* [TASK DESCRIPTION]: Exact reproduction is required for the lines bounded by the one containing "Give me the matplotlib source for this chart." and the one containing "20.7, 19.0, 17.8, 16.4, 15.2, 14.2, 13.3, 12.8, 12.2]", both bounds included. Print them without any pictures.

** Begin EXERCISE MATERIAL **

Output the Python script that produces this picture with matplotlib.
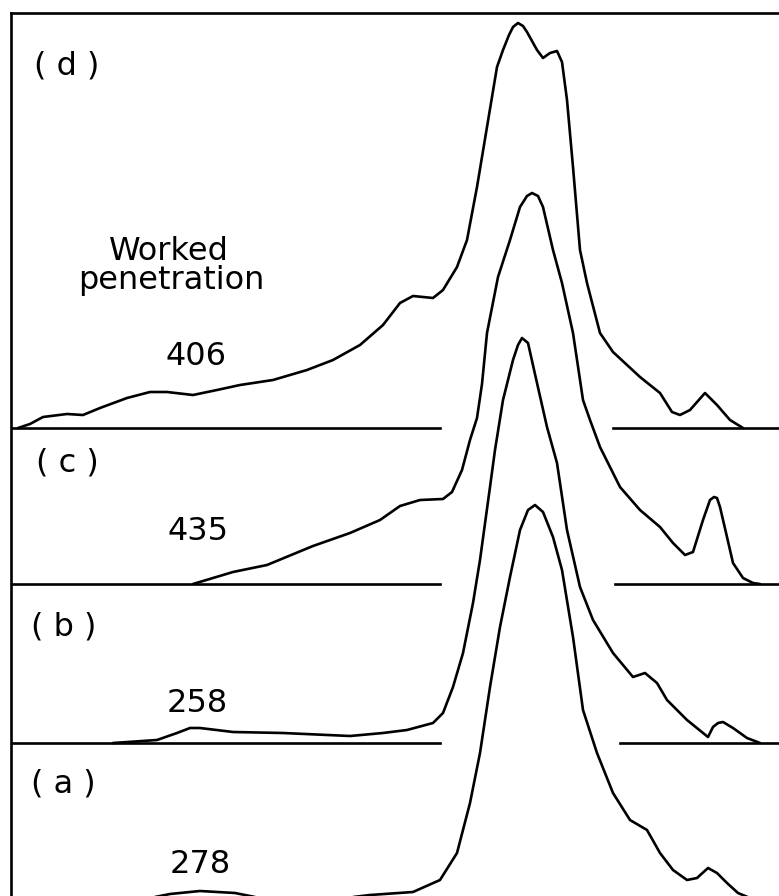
"""Stacked scan-style curves for four worked-penetration samples (a)-(d)."""

import matplotlib

matplotlib.use("Agg")
import matplotlib.pyplot as plt

# --- data: curve heights above each trace's own baseline (arbitrary units) ---
d_x = [18, 30, 43, 67, 83, 100, 127, 150, 167, 193, 217, 240, 273, 307, 333, 360, 383,
       400, 413, 433, 443, 457, 467, 477, 487, 497, 503, 509, 513, 518, 523, 527, 537,
       543, 550, 557, 562, 567, 573, 580, 587, 600, 613, 640, 660, 672, 680, 690, 705,
       717, 730, 743]
d_h = [0, 4, 11, 14, 13, 20, 30, 36, 36, 33, 38, 43, 48, 58, 68, 83, 103,
       125, 132, 130, 138, 161, 188, 241, 301, 361, 378, 393, 401, 405, 402, 396, 378,
       370, 375, 377, 366, 328, 261, 178, 145, 95, 76, 51, 35, 16, 13, 18, 35,
       23, 8, 0]

c_x = [193, 233, 267, 313, 350, 380, 400, 420, 443, 452, 462, 470, 477, 482, 487, 498,
       510, 520, 527, 532, 538, 543, 553, 562, 573, 583, 590, 600, 620, 640, 660, 673,
       685, 693, 703, 710, 714, 717, 720, 727, 733, 743, 753, 760]
c_h = [0, 12, 19, 38, 51, 64, 78, 84, 85, 92, 114, 144, 166, 200, 251, 307,
       344, 377, 388, 391, 388, 377, 334, 301, 251, 184, 164, 137, 97, 74, 57, 41,
       29, 32, 64, 84, 87, 86, 77, 47, 21, 6, 1, 0]

b_x = [113, 157, 177, 190, 200, 233, 283, 350, 383, 407, 433, 443, 453, 463, 473, 480,
       490, 495, 503, 513, 518, 522, 528, 537, 547, 557, 567, 580, 593, 613, 633, 645,
       657, 667, 687, 708, 713, 718, 723, 733, 747, 760]
b_h = [0, 3, 10, 15, 15, 11, 10, 7, 10, 13, 20, 30, 56, 90, 140, 183,
       256, 293, 343, 383, 398, 405, 400, 360, 316, 280, 213, 156, 123, 90, 66, 70,
       60, 43, 23, 6, 16, 20, 21, 15, 5, 0]

a_x = [150, 170, 200, 235, 260, 345, 370, 413, 440, 457, 470, 480, 490, 500, 510, 520,
       528, 535, 543, 553, 562, 573, 583, 597, 613, 630, 647, 660, 673, 687, 697, 708,
       717, 727, 738, 750]
a_h = [0, 4, 7, 5, 0, 0, 3, 6, 18, 45, 95, 145, 211, 271, 321, 368,
       388, 393, 386, 361, 328, 261, 188, 145, 105, 78, 68, 45, 28, 18, 20, 30,
       25, 15, 5, 0]

panel_labels = ["( a )", "( b )", "( c )", "( d )"]
penetration = ["278", "258", "435", "406"]

# --- layout (pixel-like units, y grows downward) ---
BASE_Y = [898, 743, 584, 428]            # baseline of a, b, c, d
GAP_END = [None, 620, 615, 613]          # where the right baseline segment restarts
LABEL_Y = [792, 636, 472, 75]
NUM_Y = [873, 712, 540, 365]
LABEL_X = [63, 64, 67, 67]
NUM_X = [200, 197, 198, 196]
LW = 1.9

fig = plt.figure(figsize=(7.79, 8.96), dpi=100)
ax = fig.add_axes([11 / 779, 0, 768 / 779, 883 / 896])
ax.set_xlim(11, 779)
ax.set_ylim(896, 13)
ax.set_xticks([])
ax.set_yticks([])
for side in ("right", "bottom"):
    ax.spines[side].set_visible(False)
for side in ("left", "top"):
    ax.spines[side].set_linewidth(LW)

font = dict(family="DejaVu Sans", fontsize=23, color="black")
series = [(a_x, a_h), (b_x, b_h), (c_x, c_h), (d_x, d_h)]
for i, (xs, hs) in enumerate(series):
    base = BASE_Y[i]
    ax.plot(xs, [base - h for h in hs], color="black", lw=LW,
            solid_joinstyle="round", solid_capstyle="round")
    if GAP_END[i] is not None:
        ax.plot([11, 440], [base, base], color="black", lw=LW)
        ax.plot([GAP_END[i], 779], [base, base], color="black", lw=LW)
    ax.text(LABEL_X[i], LABEL_Y[i], panel_labels[i], ha="center", va="baseline", **font)
    ax.text(NUM_X[i], NUM_Y[i], penetration[i], ha="center", va="baseline", **font)

ax.text(169, 260, "Worked", ha="center", va="baseline", **font)
ax.text(171, 289, "penetration", ha="center", va="baseline", **font)

fig.savefig("out.png", dpi=100)
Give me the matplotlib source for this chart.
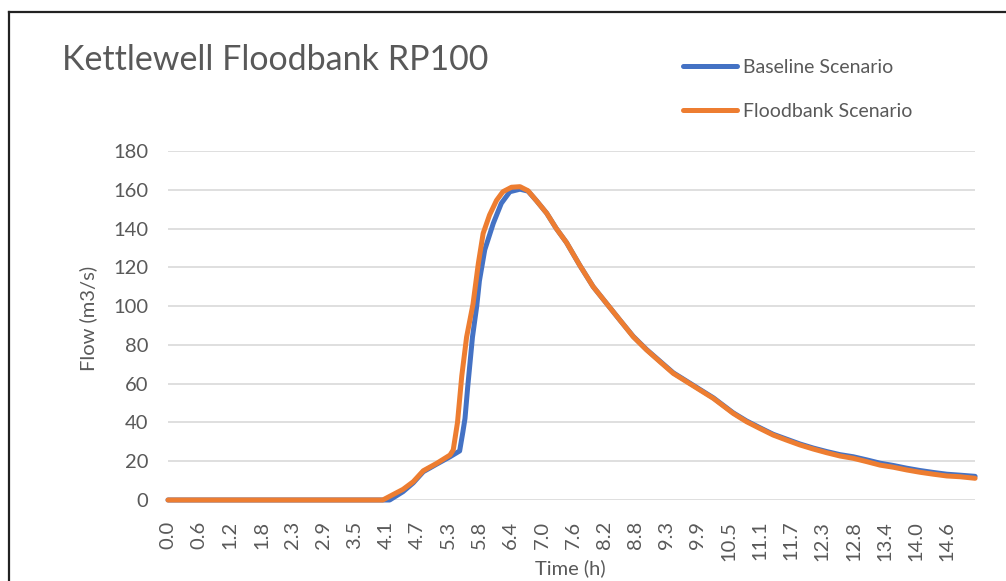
import matplotlib
matplotlib.use("Agg")
import matplotlib.pyplot as plt
from matplotlib.lines import Line2D

# ---------------- data ----------------
title = "Kettlewell Floodbank RP100"
series_names = ["Baseline Scenario", "Floodbank Scenario"]

# time step of the model output: 3.5 minutes (category axis labelled every 10 steps)
step_h = 3.5 / 60.0
n_steps = 260
tick_labels = ["0.0", "0.6", "1.2", "1.8", "2.3", "2.9", "3.5", "4.1", "4.7", "5.3",
               "5.8", "6.4", "7.0", "7.6", "8.2", "8.8", "9.3", "9.9", "10.5", "11.1",
               "11.7", "12.3", "12.8", "13.4", "14.0", "14.6"]

baseline_t = [0.0, 4.15, 4.40, 4.59, 4.78, 5.03, 5.28, 5.46, 5.52, 5.56, 5.61, 5.70,
              5.78, 5.83, 5.88, 5.93, 6.09, 6.24, 6.40, 6.59, 6.74, 6.90, 7.09, 7.27,
              7.46, 7.71, 7.96, 8.21, 8.46, 8.71, 8.96, 9.21, 9.46, 9.71, 9.96, 10.21,
              10.58, 10.83, 11.08, 11.33, 11.58, 11.83, 12.08, 12.33, 12.58, 12.83,
              13.08, 13.33, 13.58, 13.83, 14.08, 14.33, 14.58, 14.83, 15.11]
baseline_q = [0, 0, 4.3, 8.8, 14.6, 18.5, 22.3, 25.3, 35, 42, 58, 84,
              100, 113, 121, 129, 142.7, 153, 159, 160.3, 159.3, 154.3, 147.9, 140,
              132.8, 121, 110, 101.4, 92.8, 84.4, 77.6, 71.6, 65.6, 61.3, 57.0, 52.7,
              45.0, 40.8, 37.3, 33.9, 31.4, 28.9, 26.8, 25.0, 23.4, 22.3,
              20.7, 19.0, 17.8, 16.4, 15.2, 14.2, 13.3, 12.8, 12.2]

floodbank_t = [0.0, 4.02, 4.40, 4.59, 4.78, 5.03, 5.28, 5.34, 5.42, 5.46, 5.50, 5.59,
               5.71, 5.81, 5.90, 6.02, 6.15, 6.27, 6.43, 6.59, 6.74, 6.90, 7.09, 7.27,
               7.46, 7.71, 7.96, 8.21, 8.46, 8.71, 8.96, 9.21, 9.46, 9.71, 9.96, 10.21,
               10.58, 10.83, 11.08, 11.33, 11.58, 11.83, 12.08, 12.33, 12.58, 12.83,
               13.08, 13.33, 13.58, 13.83, 14.08, 14.33, 14.58, 14.83, 15.11]
floodbank_q = [0, 0, 5.5, 9.4, 15.1, 18.9, 23.2, 25.8, 40, 52, 64, 84,
               101, 122, 137.5, 147, 154.5, 159, 161.3, 161.6, 159.5, 154.3, 147.9, 140,
               132.8, 121, 110, 101.4, 92.8, 84.2, 77.4, 71.3, 65.3, 61.0, 56.7, 52.4,
               44.7, 40.4, 36.9, 33.5, 30.9, 28.4, 26.3, 24.4, 22.7, 21.5,
               19.8, 18.0, 16.9, 15.5, 14.3, 13.3, 12.4, 12.0, 11.2]

y_ticks = [0, 20, 40, 60, 80, 100, 120, 140, 160, 180]

# ---------------- styling ----------------
plt.rcParams['font.family'] = ['Lato', 'DejaVu Sans']
TXT = "#595959"
BLUE = "#4472C4"
ORANGE = "#ED7D31"
GRID = "#D9D9D9"

W, H = 1006, 581
fig = plt.figure(figsize=(W / 100, H / 100), dpi=100)
fig.patch.set_facecolor("white")

left, right, top, bottom = 168, 975, 151, 500
ax = fig.add_axes([left / W, 1 - bottom / H, (right - left) / W, (bottom - top) / H])

lw = 3.6
ax.plot(baseline_t, baseline_q, color=BLUE, lw=lw, solid_capstyle="round",
        solid_joinstyle="round", label=series_names[0], zorder=3)
ax.plot(floodbank_t, floodbank_q, color=ORANGE, lw=lw, solid_capstyle="round",
        solid_joinstyle="round", label=series_names[1], zorder=4)

ax.set_xlim(0, (n_steps - 1) * step_h)
ax.set_ylim(0, 180)
ax.set_yticks(y_ticks)
ax.set_yticklabels([str(v) for v in y_ticks])
ax.set_xticks([i * 10 * step_h for i in range(len(tick_labels))])
ax.set_xticklabels(tick_labels, rotation=90, va="top", ha="center")

for s in ax.spines.values():
    s.set_visible(False)
ax.grid(axis="y", color=GRID, lw=1.2, zorder=0)
ax.set_axisbelow(True)
ax.tick_params(axis="both", length=0, colors=TXT, labelsize=14.5)
ax.tick_params(axis="y", pad=14)
ax.tick_params(axis="x", pad=15)
for ln in ax.lines:
    ln.set_clip_on(False)

fig.text(88 / W, 1 - 318 / H, "Flow (m3/s)", rotation=90, ha="center", va="center",
         color=TXT, fontsize=14.5)
fig.text(570 / W, 1 - 568 / H, "Time (h)", ha="center", va="center",
         color=TXT, fontsize=14.5)
fig.text(62 / W, 1 - 60 / H, title, ha="left", va="center", color=TXT, fontsize=24.5)

leg = fig.legend(loc="upper left", bbox_to_anchor=(683 / W, 1 - 59 / H), frameon=False,
                 fontsize=14, handlelength=2.78, handletextpad=0.31, labelspacing=1.4,
                 borderpad=0, borderaxespad=0)
for t in leg.get_texts():
    t.set_color(TXT)

# chart border (top and left edges visible in the crop)
fig.add_artist(Line2D([9 / W, 9 / W], [0, 1 - 12 / H], color="#222222", lw=1.6))
fig.add_artist(Line2D([9 / W, 1], [1 - 12 / H, 1 - 12 / H], color="#222222", lw=1.6))

fig.savefig("out.png", dpi=100, facecolor="white")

** End EXERCISE MATERIAL **

* [RESPONSE TO THE TASK]:
Give me the matplotlib source for this chart.
import matplotlib
matplotlib.use("Agg")
import matplotlib.pyplot as plt
from matplotlib.lines import Line2D

# ---------------- data ----------------
title = "Kettlewell Floodbank RP100"
series_names = ["Baseline Scenario", "Floodbank Scenario"]

# time step of the model output: 3.5 minutes (category axis labelled every 10 steps)
step_h = 3.5 / 60.0
n_steps = 260
tick_labels = ["0.0", "0.6", "1.2", "1.8", "2.3", "2.9", "3.5", "4.1", "4.7", "5.3",
               "5.8", "6.4", "7.0", "7.6", "8.2", "8.8", "9.3", "9.9", "10.5", "11.1",
               "11.7", "12.3", "12.8", "13.4", "14.0", "14.6"]

baseline_t = [0.0, 4.15, 4.40, 4.59, 4.78, 5.03, 5.28, 5.46, 5.52, 5.56, 5.61, 5.70,
              5.78, 5.83, 5.88, 5.93, 6.09, 6.24, 6.40, 6.59, 6.74, 6.90, 7.09, 7.27,
              7.46, 7.71, 7.96, 8.21, 8.46, 8.71, 8.96, 9.21, 9.46, 9.71, 9.96, 10.21,
              10.58, 10.83, 11.08, 11.33, 11.58, 11.83, 12.08, 12.33, 12.58, 12.83,
              13.08, 13.33, 13.58, 13.83, 14.08, 14.33, 14.58, 14.83, 15.11]
baseline_q = [0, 0, 4.3, 8.8, 14.6, 18.5, 22.3, 25.3, 35, 42, 58, 84,
              100, 113, 121, 129, 142.7, 153, 159, 160.3, 159.3, 154.3, 147.9, 140,
              132.8, 121, 110, 101.4, 92.8, 84.4, 77.6, 71.6, 65.6, 61.3, 57.0, 52.7,
              45.0, 40.8, 37.3, 33.9, 31.4, 28.9, 26.8, 25.0, 23.4, 22.3,
              20.7, 19.0, 17.8, 16.4, 15.2, 14.2, 13.3, 12.8, 12.2]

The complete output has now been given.